A audácia do crime organizado é tanta que seus chefes juntam e lavam dinheiro a rodo, com a venda de gelo nas praias até a construção de prédios e condomínios, como na Zona Oeste do Rio e a Zona Sul de São Paulo, na área de Parelheiros. De gelo ao ramo imobiliário, passando por cima de leis e regras ambientais, urbanas ou qualquer outra. Vão lá, constroem em duas semanas. Vira e mexe, um prédio cai, matando uma família inteira.

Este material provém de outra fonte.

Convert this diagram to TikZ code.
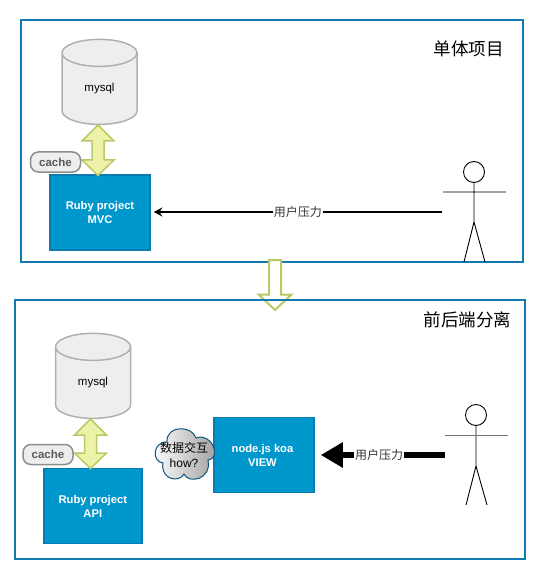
\documentclass[tikz,border=0pt]{standalone}
\usepackage{fontspec}
\setmainfont{Liberation Sans}
\newfontfamily\cjk{Noto Sans CJK SC}
\usetikzlibrary{shapes.geometric,arrows.meta}
\definecolor{framec}{HTML}{1279B3}
\definecolor{boxfill}{HTML}{0098CC}
\definecolor{boxline}{HTML}{0A7AB0}
\definecolor{dbfill}{HTML}{EEEEEE}
\definecolor{dbline}{HTML}{B0B0B0}
\definecolor{arrfill}{HTML}{EEF2A8}
\definecolor{arrline}{HTML}{BCC868}
\definecolor{cacheline}{HTML}{8E8E8E}
\definecolor{labelc}{HTML}{333333}
\tikzset{
  frame/.style={draw=framec,line width=2pt},
  blue box/.style={draw=boxline,line width=1.5pt,fill=boxfill,text=white,font=\fontsize{11.2}{14}\selectfont\bfseries,
    minimum width=100pt,minimum height=75pt,inner sep=0,align=center},
  db/.style={cylinder,shape border rotate=90,aspect=0.9,draw=dbline,line width=1.5pt,fill=dbfill,cylinder uses custom fill,
    cylinder body fill=dbfill,cylinder end fill=dbfill,minimum width=75pt,minimum height=85pt,inner sep=0,
    font=\fontsize{11.5}{13}\selectfont},
  cachetag/.style={draw=cacheline,line width=1.5pt,fill=dbfill,rounded corners=8pt,text=black!65,
    font=\fontsize{11.5}{13}\selectfont\bfseries,minimum width=50pt,minimum height=20pt,inner sep=0},
  dbl/.style={draw=arrline,line width=1.5pt,fill=arrfill,line join=miter},
  hollow/.style={draw=arrline,line width=2pt,fill=white,line join=miter},
  title/.style={font=\fontsize{17.5}{19}\selectfont\cjk},
  pressure/.style={font=\fontsize{12}{13}\selectfont\cjk,text=labelc,fill=white,inner sep=1.2pt},
  limb/.style={line width=0.9pt,black},
  head/.style={circle,draw=black,line width=0.9pt,minimum size=21pt,inner sep=0},
}
\begin{document}
\begin{tikzpicture}[x=1pt,y=-1pt]
\useasboundingbox (0,0) rectangle (552,580);
% top panel
\draw[frame] (20.5,20.5) rectangle (522.5,262);
\node[title] (t1) at (468.5,49) {单体项目};
\node[db] (db1) at (99.5,89) {\raisebox{-2.5pt}{mysql}};
\node[blue box] (mvc) at (100,212.5) {Ruby project\\MVC};
\draw[dbl] (98,125) -- ++(16,16) -- ++(-10,0) -- ++(0,19) -- ++(10,0) -- ++(-16,15.5) -- ++(-16,-15.5) -- ++(10,0) -- ++(0,-19) -- ++(-10,0) -- cycle;
\node[cachetag] (c1) at (55.5,162) {cache};
\node[head] (h1) at (474,172) {};
\coordinate (a1l) at (443,192); \coordinate (a1r) at (506,192);
\coordinate (b1) at (474,222);
\coordinate (l1l) at (464,262); \coordinate (l1r) at (485,262);
\draw[limb] (h1.south) -- (b1) -- (l1l) (b1) -- (l1r) (a1l) -- (a1r);
\coordinate (u1) at (442,212);
\draw[line width=1.7pt,-{Stealth[length=8.5pt,width=9pt]}] (u1) -- ([xshift=3pt]mvc.east |- u1) node[pressure,pos=0.5] (p1) {用户压力};
% hollow arrow
\draw[hollow] (269,260) -- (281,260) -- (281,294.5) -- (291.5,294.5) -- (275,310) -- (258.5,294.5) -- (269,294.5) -- cycle;
% bottom panel
\draw[frame] (15,299.5) rectangle (525,559);
\node[title] (t2) at (467.5,320) {前后端分离};
\node[db] (db2) at (93,383) {\raisebox{-2.5pt}{mysql}};
\node[blue box,minimum width=98pt] (api) at (92.8,506) {\raisebox{-2pt}{Ruby project}\\\raisebox{-2pt}{API}};
\draw[dbl] (90.5,419) -- ++(16,16) -- ++(-10,0) -- ++(0,18) -- ++(10,0) -- ++(-16,15.5) -- ++(-16,-15.5) -- ++(10,0) -- ++(0,-18) -- ++(-10,0) -- cycle;
\node[cachetag] (c2) at (48,454.5) {cache};
\node[blue box] (view) at (264,455) {node.js koa\hspace*{3pt}\\VIEW\hspace*{3pt}};
\draw[draw=framec!70!black,line width=1pt,left color=white,right color=black!40]
  (163,463) .. controls (152,462) and (152,442) .. (167,442)
  .. controls (166,425) and (192,425) .. (196,438)
  .. controls (212,432) and (222,458) .. (208,460)
  .. controls (212,480) and (188,484) .. (184,474)
  .. controls (180,483) and (160,480) .. (163,463) -- cycle;
\node[align=center,inner sep=0,font=\fontsize{12}{15}\selectfont] (cl) at (184,454.5) {{\cjk 数据交互}\\how?};
\node[head] (h2) at (476,415) {};
\coordinate (a2l) at (445,435); \coordinate (a2r) at (508,435);
\coordinate (b2) at (476,466);
\coordinate (l2l) at (466,505); \coordinate (l2r) at (487,505);
\draw[limb] (h2.south) -- (b2) -- (l2l) (b2) -- (l2r);
\draw[black!55,line width=1pt] (a2l) -- (a2r);
\coordinate (u2) at (445,455);
\draw[line width=6.5pt,-{Stealth[length=22pt,width=24pt,inset=0pt]}] (u2) -- ([xshift=6pt]view.east |- u2) node[pressure,pos=0.53] (p2) {用户压力};
\end{tikzpicture}
\end{document}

Além de não assumir responsabilidades e ônus políticos que são do próprio Rio, o governo federal também tenta cuidar da própria imagem e a das FA, articulando novos modelos que não repitam as falhas e a ineficácia de antigas operações de GLO: 18 meses nos Complexos do Alemão e da Penha e 14 no Complexo da Maré nos primeiros governos Lula e nos de Dilma Rousseff, além da intervenção federal de dez meses em 2018, no Governo Temer. Até o atual comandante do Exército, general Tomas Paiva, participou de duas delas. O que sobrou disso? Nada.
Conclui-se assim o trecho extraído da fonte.